De nouveaux métiers vont apparaçtre, par exemple pour assurer la coordination des capteurs d'un bâtiment. Les devis comporteront un poste robotique, de la même manière qu'on inclut aujourd'hui un poste électricité ou plomberie. Tous les métiers vont devoir évoluer pour intégrer les nouvelles technologies, en collaborant entre eux de façon beaucoup plus transversale et interactive, et en se mettant en état de veille permanente sur les matériaux et produits numériques qui seront proposés.
Les entreprises du bâtiment sont-elles préparées selon vous à de telles innovations ?

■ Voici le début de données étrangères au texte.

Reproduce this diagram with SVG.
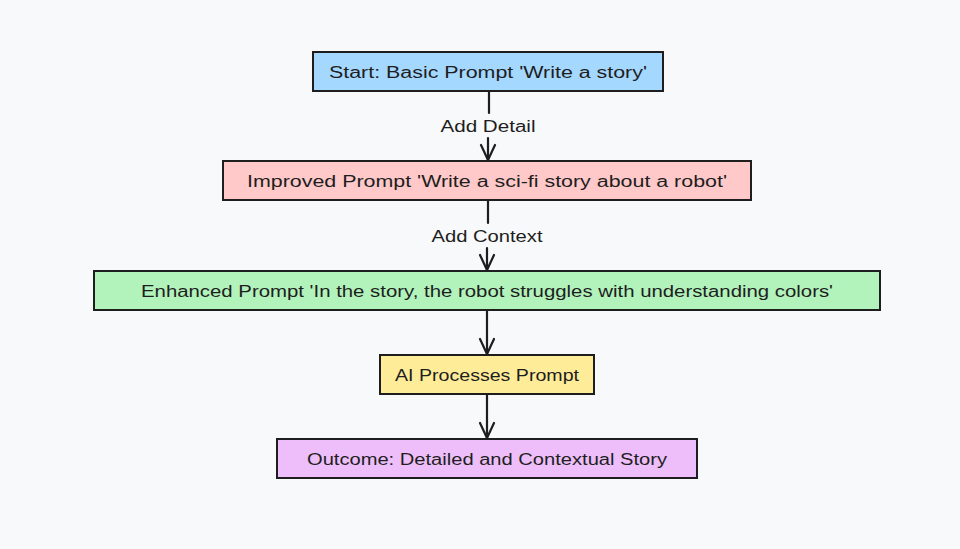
<svg xmlns="http://www.w3.org/2000/svg" width="960" height="549" viewBox="0 0 960 549">
<defs>
<style>
.box{stroke:#1e1e1e;stroke-width:2}
.t{font-family:"Liberation Sans","Open Sans",sans-serif;font-size:16px;fill:#1e1e1e;text-anchor:middle;dominant-baseline:central}
.lbl{font-family:"Liberation Sans","Open Sans",sans-serif;font-size:16px;fill:#1e1e1e;text-anchor:middle;dominant-baseline:central}
.edge{stroke:#1e1e1e;stroke-width:2.2;fill:none;stroke-linecap:round}
</style>
<marker id="arr" viewBox="0 0 20 20" refX="10" refY="19" markerWidth="20" markerHeight="20" markerUnits="userSpaceOnUse" orient="0">
<path d="M3 4 L10 19 L17 4" fill="none" stroke="#1e1e1e" stroke-width="2.2" stroke-linecap="round" stroke-linejoin="round"/>
</marker>
</defs>
<rect width="960" height="549" fill="#f8f9fa"/>
<g id="connectors">
<line class="edge" x1="489" y1="92" x2="489" y2="113"/>
<line class="edge" x1="488" y1="138" x2="488" y2="160" marker-end="url(#arr)"/>
<line class="edge" x1="488" y1="201" x2="488" y2="223"/>
<line class="edge" x1="487" y1="248" x2="487" y2="270" marker-end="url(#arr)"/>
<line class="edge" x1="487" y1="311" x2="487" y2="354" marker-end="url(#arr)"/>
<line class="edge" x1="487" y1="395" x2="487" y2="438" marker-end="url(#arr)"/>
<text class="lbl" x="488" y="126" textLength="95" lengthAdjust="spacingAndGlyphs">Add Detail</text>
<text class="lbl" x="487" y="236" textLength="111" lengthAdjust="spacingAndGlyphs">Add Context</text>
</g>
<g id="start">
<rect class="box" x="313" y="52" width="350" height="39" fill="#a5d8ff"/>
<text class="t" x="488" y="72" textLength="318" lengthAdjust="spacingAndGlyphs">Start: Basic Prompt 'Write a story'</text>
</g>
<g id="improved">
<rect class="box" x="223" y="161" width="528" height="39" fill="#ffc9c9"/>
<text class="t" x="487" y="181" textLength="480" lengthAdjust="spacingAndGlyphs">Improved Prompt 'Write a sci-fi story about a robot'</text>
</g>
<g id="enhanced">
<rect class="box" x="94" y="271" width="786" height="39" fill="#b2f2bb"/>
<text class="t" x="487" y="291" textLength="692" lengthAdjust="spacingAndGlyphs">Enhanced Prompt 'In the story, the robot struggles with understanding colors'</text>
</g>
<g id="ai">
<rect class="box" x="380" y="355" width="214" height="39" fill="#ffec99"/>
<text class="t" x="487" y="375" textLength="184" lengthAdjust="spacingAndGlyphs">AI Processes Prompt</text>
</g>
<g id="outcome">
<rect class="box" x="277" y="439" width="420" height="39" fill="#eebefa"/>
<text class="t" x="487" y="459" textLength="360" lengthAdjust="spacingAndGlyphs">Outcome: Detailed and Contextual Story</text>
</g>
</svg>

Mais elles font déjà de l'innovation tous les jours sans le savoir, car chaque projet est un prototype ! Le bâtiment est un secteur paradoxal, qui revendique des savoir-faire traditionnels tout en étant capable de beaucoup d'innovations, comme on le voit avec le foisonnement d'expérimentations en cours. La bonne attitude, ce n'est donc pas de se dire que c'était mieux avant, de prendre prétexte des normes pour ne pas bouger, mais d'être dans une démarche volontariste, en s'ouvrant positivement à toutes ces transformations.
Le défi de notre époque me fait penser à l'ère des cathédrales : l'incroyable science de la maçonnerie qui a été inventée pour ces immenses vaisseaux a fait évoluer ensuite l'ensemble des façons de construire. La révolution de l'intelligence augmentée est tout aussi passionnante, et les expérimentations actuelles bénéficieront demain à tous les bâtiments !
Bruno Bonnell a consacré toute sa carrière d’entrepreneur aux technologies numériques. Cofondateur d’Infogrames, il a dirigé les sociétés Atari, Robopolis, et créé un fonds d’investissement dédié à la robotique. Il est également président du conseil de surveillance de l’EMLyon Business School, et depuis 2017, député La République En Marche de la 6e circonscription du Rhône. Bruno Bonnell fait partie des personnalités auditionnées par la FFB dans
le cadre du groupe de travail « Intelligence artificielle et bâtiment ».